Sarebbe interessante sapere se il CSE sia stato l'unico soggetto sanzionato in quel contesto (a quanto pare parecchio fuori legge....)
Il DATORE DI LAVORO dell'impresa che impiegava i lavoratori in nero, che fine ha fatto?
Il COMMITTENTE: primo soggetto di garanzia della sicurezza e della salute nel corso dei lavori dell'opera da LUI commissionata, avrà patteggiato?
Un RESPONSABILE DEI LAVORI, ci sara stato? Sapeva, non sapeva?
Un PREPOSTO: c'era, non c'era?
Letta così, la sentenza non fa una piega. Certo capire come sono stati 'trattati' anche gli altri soggetti coinvolti, sarebbe ancor più interessante...
Fausto Pane
Rispondi Autore: carmelo catanoso - likes: 0
07/06/2021 (21:08:12)
C'è anche il 113 cp e cioè "Cooperazione nel delitto colposo" (terzo rigo del par. "Il fatto, l’iter giudiziario e il ricorso per cassazione").

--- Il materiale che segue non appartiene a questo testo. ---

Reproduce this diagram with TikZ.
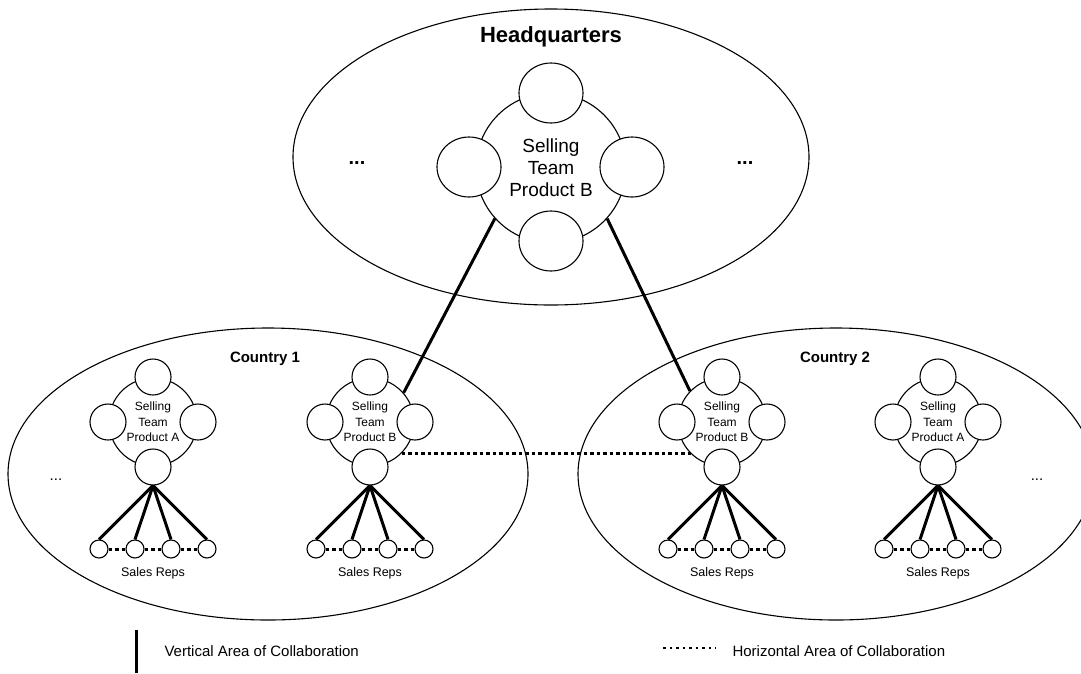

Quindi vuol dire che ci sono stati altri soggetti coinvolti nel procedimento giudiziario.
Probabilmente, non sono arrivati in Cassazione ma si sono fermati alle condanne in primo grado non facendo ricorso in appello.

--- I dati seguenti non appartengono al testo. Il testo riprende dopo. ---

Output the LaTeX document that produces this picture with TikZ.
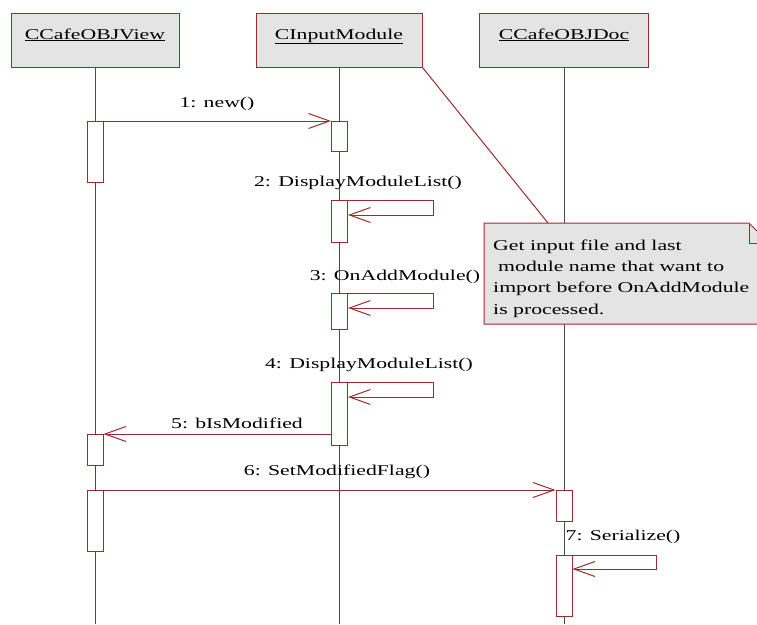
\documentclass[tikz,border=0pt]{standalone}
\usepackage{fontspec}
\setmainfont[FakeStretch=1.45]{Liberation Serif}
\usetikzlibrary{arrows.meta}
\definecolor{umlred}{HTML}{9B2B2E}
\definecolor{boxgray}{HTML}{E4E4E4}
\definecolor{lifegray}{HTML}{4A4A4A}
\begin{document}
\begin{tikzpicture}[x=1pt,y=-1pt,
  font=\fontsize{15}{21.3}\selectfont,
  objbox/.style={draw=umlred, fill=boxgray, line width=1pt, minimum height=54pt, inner sep=0pt},
  objname/.style={inner sep=0pt, anchor=base},
  lifeline/.style={draw=lifegray, line width=1pt},
  act/.style={draw=umlred, fill=white, line width=1pt, minimum width=16pt, inner sep=0pt, anchor=north},
  msg/.style={draw=umlred, line width=1pt, -{Straight Barb[length=21pt,width=15pt]}},
  lbl/.style={inner sep=0pt},
  notebox/.style={draw=umlred, fill=boxgray, line width=1pt, line join=miter},
]
\useasboundingbox (0,0) rectangle (757,624);

% object headers
\node[objbox, minimum width=168pt] (viewobj) at (95,40) {};
\node[objbox, minimum width=166pt] (inmodobj) at (339,40) {};
\node[objbox, minimum width=169pt] (docobj) at (564,40) {};
\node[objname] (viewname) at (95,39) {\underline{CCafeOBJView}};
\node[objname] (inmodname) at (339,39) {\underline{CInputModule}};
\node[objname] (docname) at (564,39) {\underline{CCafeOBJDoc}};

% lifelines
\coordinate (bottom) at (0,624);
\draw[lifeline] (viewobj.south) -- (viewobj.south |- bottom);
\draw[lifeline] (inmodobj.south) -- (inmodobj.south |- bottom);
\draw[lifeline] (docobj.south) -- (docobj.south |- bottom);

% note attached to CInputModule
\coordinate (notetop) at (548,223);
\draw[umlred, line width=1pt] (inmodobj.south east) -- (notetop);
\path[notebox] (484,223) -- (749,223) -- (769,243) -- (769,324) -- (484,324) -- cycle;
\draw[umlred, line width=1pt] (749,223) -- (749,243) -- (769,243);
\node[anchor=north west, align=left, inner sep=0pt] (notetext) at (493,239.5)
  {Get input file and last\\\hspace{5pt}module name that want to\\import before OnAddModule\\is processed.};

% activation bars
\node[act, minimum height=61pt] (v1) at (95,121) {};
\node[act, minimum height=31pt] (v2) at (95,434) {};
\node[act, minimum height=61pt] (v3) at (95,490) {};
\node[act, minimum height=30pt] (i1) at (339.5,121) {};
\node[act, minimum height=42pt] (i2) at (339.5,200) {};
\node[act, minimum height=36pt] (i3) at (339.5,293) {};
\node[act, minimum height=63pt] (i4) at (339.5,382) {};
\node[act, minimum height=31pt] (d1) at (564,490) {};
\node[act, minimum height=61pt] (d2) at (564,555) {};

% messages
\draw[msg] (v1.north east) -- (i1.north west);
\draw[msg] (i2.north east) -- ++(85,0) -- ++(0,15) -- ++(-85,0);
\draw[msg] (i3.north east) -- ++(85,0) -- ++(0,15) -- ++(-85,0);
\draw[msg] (i4.north east) -- ++(85,0) -- ++(0,15) -- ++(-85,0);
\draw[msg] (i4.west |- v2.north) -- (v2.north east);
\draw[msg] (v3.north east) -- (d1.north west);
\draw[msg] (d2.north east) -- ++(84,0) -- ++(0,14) -- ++(-84,0);

% message labels
\node[lbl] (l1) at (217,104) {1: new()};
\node[lbl] (l2) at (358,183) {2: DisplayModuleList()};
\node[lbl] (l3) at (395,277) {3: OnAddModule()};
\node[lbl] (l4) at (369,365) {4: DisplayModuleList()};
\node[lbl] (l5) at (237,423) {5: bIsModified};
\node[lbl] (l6) at (337,472) {6: SetModifiedFlag()};
\node[lbl] (l7) at (623,537) {7: Serialize()};
\end{tikzpicture}
\end{document}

Rispondi Autore: Gerardo Porreca - likes: 0
22/06/2021 (09:14:10)
Come ha acutamente osservato Carmelo Catanoso con la sua solita precisione e attenzione è chiaro che per l’infortunio di cui alla sentenza sono state individuati più responsabili ognuno per la sua competenza e per i quali si è proceduto separatamente, come indicato del resto nella sentenza stessa. I miei commenti sono incentrati in genere sulla posizione di garanzia delle figure più significative di ogni procedimento a seconda dell’accaduto e sono finalizzate a mettere in evidenza le massime e i principi di diritto che ne derivano e che sono stati applicati. La corresponsabilità di altre figure non alleggerisce comunque quella di un imputato. Secondo un insegnamento che ci perviene dalla stessa Corte di Cassazione, infatti, “in materia di prevenzione degli infortuni sul lavoro, qualora vi siano più titolari della posizione di garanzia, ciascuno è per intero destinatario dell'obbligo di tutela per cui una omessa cautela antinfortunistica è addebitabile ad ognuno di essi”.